Through five starts, Bassitt has the same number of innings (31) as Scherzer and the same ERA (2.61) while demonstrating a gamer, unflappable nature. Scherzer was signed to the largest per-annum contract in major league history. Yet the Mets recognized they still needed more starting pitching — short and long term.
Bassitt has helped plug what could have been a far more dire 2022 rotation issue with Jacob deGrom missing at least the first few months this season. And the Mets should work to make Bassitt part of a longer solution as well.
“Yeah,” Bassitt said when asked if he would be open to extension talks. “From my standpoint, I am very surprised at how much I like it here, to be honest.”
In listing what he has appreciated about his Mets experience to date, Bassitt cited general manager Billy Eppler, manager Buck Showalter, the tenor of the clubhouse and being pushed physically, mentally and competitively by Scherzer.

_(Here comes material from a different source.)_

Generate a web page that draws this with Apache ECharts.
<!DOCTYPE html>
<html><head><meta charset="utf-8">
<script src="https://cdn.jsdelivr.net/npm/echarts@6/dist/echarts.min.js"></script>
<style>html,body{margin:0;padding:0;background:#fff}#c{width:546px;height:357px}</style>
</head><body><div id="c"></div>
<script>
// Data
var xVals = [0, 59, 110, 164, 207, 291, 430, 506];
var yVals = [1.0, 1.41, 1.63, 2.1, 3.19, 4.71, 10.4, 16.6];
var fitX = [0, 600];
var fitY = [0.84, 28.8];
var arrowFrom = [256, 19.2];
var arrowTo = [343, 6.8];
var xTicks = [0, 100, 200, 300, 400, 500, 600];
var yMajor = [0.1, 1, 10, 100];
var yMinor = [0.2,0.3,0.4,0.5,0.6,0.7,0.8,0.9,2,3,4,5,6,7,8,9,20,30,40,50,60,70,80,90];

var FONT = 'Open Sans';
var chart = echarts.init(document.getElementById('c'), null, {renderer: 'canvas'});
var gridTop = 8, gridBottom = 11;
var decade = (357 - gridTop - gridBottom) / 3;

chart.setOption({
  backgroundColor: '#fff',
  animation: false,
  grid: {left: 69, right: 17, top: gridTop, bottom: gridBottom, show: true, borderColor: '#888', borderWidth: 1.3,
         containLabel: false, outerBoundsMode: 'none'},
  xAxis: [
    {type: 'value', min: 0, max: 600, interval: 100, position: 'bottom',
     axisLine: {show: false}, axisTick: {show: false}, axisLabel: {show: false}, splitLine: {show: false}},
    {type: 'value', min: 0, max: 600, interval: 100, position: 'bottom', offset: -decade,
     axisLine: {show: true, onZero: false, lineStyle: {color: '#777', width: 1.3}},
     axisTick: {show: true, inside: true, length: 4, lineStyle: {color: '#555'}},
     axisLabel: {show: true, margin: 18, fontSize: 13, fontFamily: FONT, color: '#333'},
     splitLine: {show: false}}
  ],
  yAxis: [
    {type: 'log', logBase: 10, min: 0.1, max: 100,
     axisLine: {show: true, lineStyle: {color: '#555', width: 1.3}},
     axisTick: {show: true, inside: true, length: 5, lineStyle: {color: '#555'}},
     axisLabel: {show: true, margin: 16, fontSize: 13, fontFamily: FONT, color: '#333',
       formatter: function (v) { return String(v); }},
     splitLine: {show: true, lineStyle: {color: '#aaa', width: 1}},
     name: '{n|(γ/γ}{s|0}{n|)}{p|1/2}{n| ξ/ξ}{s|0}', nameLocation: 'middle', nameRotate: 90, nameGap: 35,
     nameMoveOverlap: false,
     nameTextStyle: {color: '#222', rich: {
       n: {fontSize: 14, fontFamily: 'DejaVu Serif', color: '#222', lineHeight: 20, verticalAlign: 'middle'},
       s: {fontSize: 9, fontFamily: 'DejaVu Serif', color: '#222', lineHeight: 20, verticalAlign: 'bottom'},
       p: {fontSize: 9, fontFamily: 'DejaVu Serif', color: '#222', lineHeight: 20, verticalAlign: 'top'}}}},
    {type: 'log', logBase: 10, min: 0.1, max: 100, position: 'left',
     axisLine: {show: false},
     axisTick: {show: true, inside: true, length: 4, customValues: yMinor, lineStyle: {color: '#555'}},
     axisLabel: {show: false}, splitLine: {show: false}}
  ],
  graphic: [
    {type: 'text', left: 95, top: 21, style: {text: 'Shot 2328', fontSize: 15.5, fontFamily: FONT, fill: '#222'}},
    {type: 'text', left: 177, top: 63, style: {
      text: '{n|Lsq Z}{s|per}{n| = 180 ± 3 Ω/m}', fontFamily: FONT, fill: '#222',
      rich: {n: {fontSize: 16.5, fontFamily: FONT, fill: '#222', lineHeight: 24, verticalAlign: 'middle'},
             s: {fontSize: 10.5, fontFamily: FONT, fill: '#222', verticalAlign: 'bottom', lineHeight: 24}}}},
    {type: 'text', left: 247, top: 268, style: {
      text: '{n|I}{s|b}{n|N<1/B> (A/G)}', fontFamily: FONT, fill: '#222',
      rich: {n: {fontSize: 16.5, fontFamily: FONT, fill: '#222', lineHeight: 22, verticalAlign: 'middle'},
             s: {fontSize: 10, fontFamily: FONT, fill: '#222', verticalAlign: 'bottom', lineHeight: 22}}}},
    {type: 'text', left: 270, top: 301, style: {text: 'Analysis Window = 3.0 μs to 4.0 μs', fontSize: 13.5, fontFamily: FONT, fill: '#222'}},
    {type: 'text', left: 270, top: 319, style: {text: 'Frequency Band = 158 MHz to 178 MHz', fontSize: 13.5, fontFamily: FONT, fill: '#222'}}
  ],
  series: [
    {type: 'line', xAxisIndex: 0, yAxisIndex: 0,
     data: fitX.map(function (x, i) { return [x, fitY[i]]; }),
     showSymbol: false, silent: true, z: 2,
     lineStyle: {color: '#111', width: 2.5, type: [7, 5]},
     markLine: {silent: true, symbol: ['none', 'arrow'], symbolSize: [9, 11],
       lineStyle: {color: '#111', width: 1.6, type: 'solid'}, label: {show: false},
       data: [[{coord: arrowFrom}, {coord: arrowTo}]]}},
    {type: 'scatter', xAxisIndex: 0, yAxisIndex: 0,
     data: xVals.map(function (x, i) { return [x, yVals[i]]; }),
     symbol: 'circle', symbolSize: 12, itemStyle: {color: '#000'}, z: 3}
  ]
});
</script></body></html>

Bassitt said he would “keep private” whether an extension has been broached. In response to a text on the subject, Eppler replied, “It’s a fair article to write. Regarding if we tried or not, I wouldn’t say.” A source said nothing has been explored yet.
The two sides haven’t even yet agreed to a 2022 salary — Bassitt was among the arbitration-eligible players who did not reach a contract accord by the late March deadline. So he and the Mets have an arbitration hearing scheduled for May 23; Bassitt seeking $9 million, the Mets countering at $8.3 million.
Or perhaps in the next few weeks this could be avoided with an extension. There is a good comp to use as guidance. Lance Lynn was traded from the Rangers to the White Sox after the 2020 season. In July of the 2021 campaign, the sides reached a two-year, $38 million pact with an option that could make it worth three years at $55 million. Lynn was in the midst of his age-34 campaign when he reached the agreement.
Bassit, traded by the A’s to the Mets on March 12, is in his age-33 season. He, like Lynn, has a reputation as a bulldog who can pitch toward the top of a rotation. Perhaps that he is a year younger than Lynn and/or this is New York, Bassitt would have to get that third year guaranteed rather than an option. But this is the likely ballpark and it is a ballpark in which the Mets should be trying to play.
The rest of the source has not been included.